In the years since, the program that most aided the family was WIC — Women, Infants and Children — which provides food vouchers on a quarterly basis until the child reaches school age.
Thanks to WIC, she calls herself a “renewal mom.” Now 43, she had been on drugs around the time her first baby was born. A grandmother had to assist with child care.
By the time her second child came along, though, she had gotten off drugs and was better equipped to be a parent.
“They brought me into the program with open arms. They taught me how to be a better mom,” she said.
And having the WIC program in their home was a big help. The assurance it provided that her children would have healthy meal supplements — milk, peanut butter, eggs — relieved a lot of the family’s financial pressure, she said.
She also credits the program with demonstrating the importance of good nutrition.
“WIC taught me to how to keep them healthy and how to eat,” she said. “I was a young mother and I did not know how to balance out their food. They taught me about a balanced diet.”

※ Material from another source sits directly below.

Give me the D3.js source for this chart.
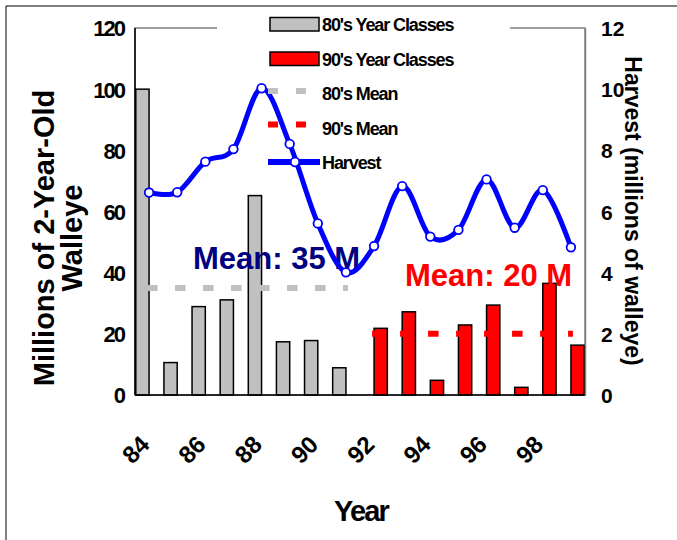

The family continues to face challenges, especially with both parents not working and the children now having aged out of the WIC resource. Added to that is the fact that gas prices also have risen.
“We have got eight heads and they mostly base it on (her husband’s) income,” she explained. “They’re not basing it on how much everything is running, so they give us some and the children are eating more but we’re struggling right on. So we’re in a bind either way. But God is always good.”
“We have to balance it out when they can get cereal and when they can’t,” she said. “We have to juggle around what we can have and what we can’t have.”
Her confidence, she says, comes from her faith in God.
“He always brings me around good people, and I get pointers,” she said.